9. Is it easy to find data that is stored in this repository? 🥳Yes. All data are findable via DOI and well documented. There are also plenty filter available for searching. 🤔PID is assigned per dataset. But the UI for data browsing is not friendly. Although metadata are provided, the datasets lack documentation. 🥳Yes. All data are findable via DOI. The documentations are rich. The searching UI is quite friendly.
10. Is it easy to download data from this repository? 🥳Yes for data with open access. 🥳Yes. 🥳Yes.
11. Is it easy to upload data to this repository? 🥳Yes. Although one should use a Zenodo account, or an GitHub account, or an ORCID account. 🤔In principle yes, but the procedures are complicated. To upload data to a certain project, one need a manual approval on joining that project. 🤔In principle yes, but the procedures are complicated. One needs to contact Copernicus Climate Change Service (C3S) and fill in a confirmation form first.

What about your data?

When it comes to making data accessible, there are some easy steps that can by applied by any researcher to their own data. Some steps, however, have to be developed accross a scientific domain. Particularly, the establishment of domain-specific data repositories.

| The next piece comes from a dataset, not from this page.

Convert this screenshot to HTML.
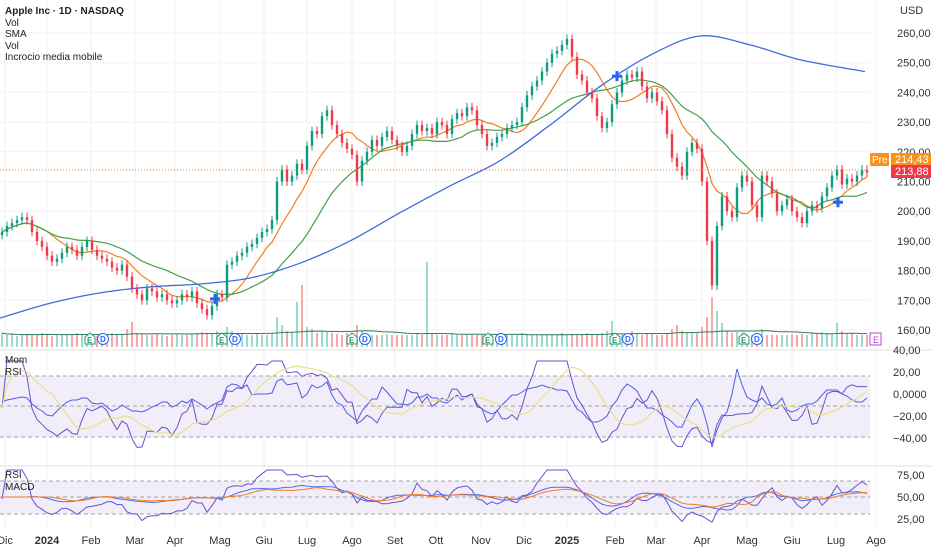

  • What is the status in your specific (sub-)domain?
  • Are there suitable repositories?
  • Are they easy to use? What are the advantages/disadvantage?

Key Points

  • Accessible does not mean open without constraint.

  • Metadata can still be accessible, even if the data itself is not (anymore).

  • EU-funded projects are expected to make generated data accessible to the public.